(Instruction): Please retype the data in full and exactly; the pictures are not part of the copy.

-- Start of Recorded data --

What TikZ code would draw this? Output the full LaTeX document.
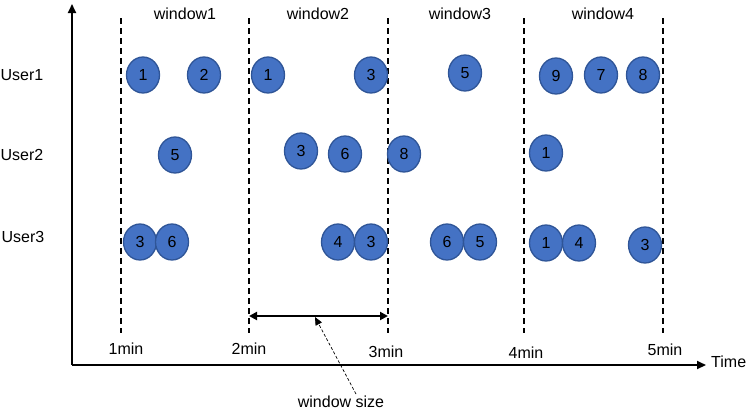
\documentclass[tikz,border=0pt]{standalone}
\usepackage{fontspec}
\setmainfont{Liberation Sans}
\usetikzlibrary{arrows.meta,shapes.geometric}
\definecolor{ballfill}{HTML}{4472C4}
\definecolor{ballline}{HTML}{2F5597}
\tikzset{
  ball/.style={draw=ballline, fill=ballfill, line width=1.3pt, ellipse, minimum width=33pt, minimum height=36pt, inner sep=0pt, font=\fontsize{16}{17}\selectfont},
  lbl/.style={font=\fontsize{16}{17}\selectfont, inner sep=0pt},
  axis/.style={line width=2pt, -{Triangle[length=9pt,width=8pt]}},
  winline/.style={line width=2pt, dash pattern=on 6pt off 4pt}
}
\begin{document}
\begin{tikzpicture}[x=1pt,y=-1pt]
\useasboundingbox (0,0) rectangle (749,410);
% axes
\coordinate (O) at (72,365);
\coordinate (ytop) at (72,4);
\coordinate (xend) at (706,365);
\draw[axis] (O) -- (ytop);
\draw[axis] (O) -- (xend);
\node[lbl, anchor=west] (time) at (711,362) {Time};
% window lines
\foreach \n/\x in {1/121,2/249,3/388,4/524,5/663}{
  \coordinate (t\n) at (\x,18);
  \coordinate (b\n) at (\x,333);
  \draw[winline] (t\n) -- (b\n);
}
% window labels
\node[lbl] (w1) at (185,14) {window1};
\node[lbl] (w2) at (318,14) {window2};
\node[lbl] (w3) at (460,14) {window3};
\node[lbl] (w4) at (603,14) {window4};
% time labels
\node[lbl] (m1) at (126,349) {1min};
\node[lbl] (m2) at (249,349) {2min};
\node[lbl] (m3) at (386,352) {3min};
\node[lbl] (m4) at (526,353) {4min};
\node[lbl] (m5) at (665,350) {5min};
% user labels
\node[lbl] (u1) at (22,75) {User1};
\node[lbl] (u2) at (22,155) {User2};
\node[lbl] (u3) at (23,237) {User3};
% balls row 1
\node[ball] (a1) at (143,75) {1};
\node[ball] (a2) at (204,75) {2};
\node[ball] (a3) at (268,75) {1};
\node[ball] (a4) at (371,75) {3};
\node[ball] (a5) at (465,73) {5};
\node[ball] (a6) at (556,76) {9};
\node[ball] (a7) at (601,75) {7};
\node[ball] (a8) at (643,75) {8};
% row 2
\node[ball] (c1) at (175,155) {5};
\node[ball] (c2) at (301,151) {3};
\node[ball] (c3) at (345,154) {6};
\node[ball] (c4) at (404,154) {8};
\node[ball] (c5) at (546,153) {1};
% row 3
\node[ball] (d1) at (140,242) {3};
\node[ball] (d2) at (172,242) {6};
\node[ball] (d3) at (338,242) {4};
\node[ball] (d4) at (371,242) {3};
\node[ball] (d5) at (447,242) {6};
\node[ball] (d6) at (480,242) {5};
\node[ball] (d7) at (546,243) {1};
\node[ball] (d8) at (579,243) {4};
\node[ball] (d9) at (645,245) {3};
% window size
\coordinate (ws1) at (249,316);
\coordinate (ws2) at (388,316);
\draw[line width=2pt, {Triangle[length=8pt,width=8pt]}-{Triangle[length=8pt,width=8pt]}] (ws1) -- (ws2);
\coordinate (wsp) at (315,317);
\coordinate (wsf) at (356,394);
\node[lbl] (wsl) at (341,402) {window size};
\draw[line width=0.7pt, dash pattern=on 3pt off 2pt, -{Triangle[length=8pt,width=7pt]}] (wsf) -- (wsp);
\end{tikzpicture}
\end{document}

-- End of Recorded data --

(Result):
What TikZ code would draw this? Output the full LaTeX document.
\documentclass[tikz,border=0pt]{standalone}
\usepackage{fontspec}
\setmainfont{Liberation Sans}
\usetikzlibrary{arrows.meta,shapes.geometric}
\definecolor{ballfill}{HTML}{4472C4}
\definecolor{ballline}{HTML}{2F5597}
\tikzset{
  ball/.style={draw=ballline, fill=ballfill, line width=1.3pt, ellipse, minimum width=33pt, minimum height=36pt, inner sep=0pt, font=\fontsize{16}{17}\selectfont},
  lbl/.style={font=\fontsize{16}{17}\selectfont, inner sep=0pt},
  axis/.style={line width=2pt, -{Triangle[length=9pt,width=8pt]}},
  winline/.style={line width=2pt, dash pattern=on 6pt off 4pt}
}
\begin{document}
\begin{tikzpicture}[x=1pt,y=-1pt]
\useasboundingbox (0,0) rectangle (749,410);
% axes
\coordinate (O) at (72,365);
\coordinate (ytop) at (72,4);
\coordinate (xend) at (706,365);
\draw[axis] (O) -- (ytop);
\draw[axis] (O) -- (xend);
\node[lbl, anchor=west] (time) at (711,362) {Time};
% window lines
\foreach \n/\x in {1/121,2/249,3/388,4/524,5/663}{
  \coordinate (t\n) at (\x,18);
  \coordinate (b\n) at (\x,333);
  \draw[winline] (t\n) -- (b\n);
}
% window labels
\node[lbl] (w1) at (185,14) {window1};
\node[lbl] (w2) at (318,14) {window2};
\node[lbl] (w3) at (460,14) {window3};
\node[lbl] (w4) at (603,14) {window4};
% time labels
\node[lbl] (m1) at (126,349) {1min};
\node[lbl] (m2) at (249,349) {2min};
\node[lbl] (m3) at (386,352) {3min};
\node[lbl] (m4) at (526,353) {4min};
\node[lbl] (m5) at (665,350) {5min};
% user labels
\node[lbl] (u1) at (22,75) {User1};
\node[lbl] (u2) at (22,155) {User2};
\node[lbl] (u3) at (23,237) {User3};
% balls row 1
\node[ball] (a1) at (143,75) {1};
\node[ball] (a2) at (204,75) {2};
\node[ball] (a3) at (268,75) {1};
\node[ball] (a4) at (371,75) {3};
\node[ball] (a5) at (465,73) {5};
\node[ball] (a6) at (556,76) {9};
\node[ball] (a7) at (601,75) {7};
\node[ball] (a8) at (643,75) {8};
% row 2
\node[ball] (c1) at (175,155) {5};
\node[ball] (c2) at (301,151) {3};
\node[ball] (c3) at (345,154) {6};
\node[ball] (c4) at (404,154) {8};
\node[ball] (c5) at (546,153) {1};
% row 3
\node[ball] (d1) at (140,242) {3};
\node[ball] (d2) at (172,242) {6};
\node[ball] (d3) at (338,242) {4};
\node[ball] (d4) at (371,242) {3};
\node[ball] (d5) at (447,242) {6};
\node[ball] (d6) at (480,242) {5};
\node[ball] (d7) at (546,243) {1};
\node[ball] (d8) at (579,243) {4};
\node[ball] (d9) at (645,245) {3};
% window size
\coordinate (ws1) at (249,316);
\coordinate (ws2) at (388,316);
\draw[line width=2pt, {Triangle[length=8pt,width=8pt]}-{Triangle[length=8pt,width=8pt]}] (ws1) -- (ws2);
\coordinate (wsp) at (315,317);
\coordinate (wsf) at (356,394);
\node[lbl] (wsl) at (341,402) {window size};
\draw[line width=0.7pt, dash pattern=on 3pt off 2pt, -{Triangle[length=8pt,width=7pt]}] (wsf) -- (wsp);
\end{tikzpicture}
\end{document}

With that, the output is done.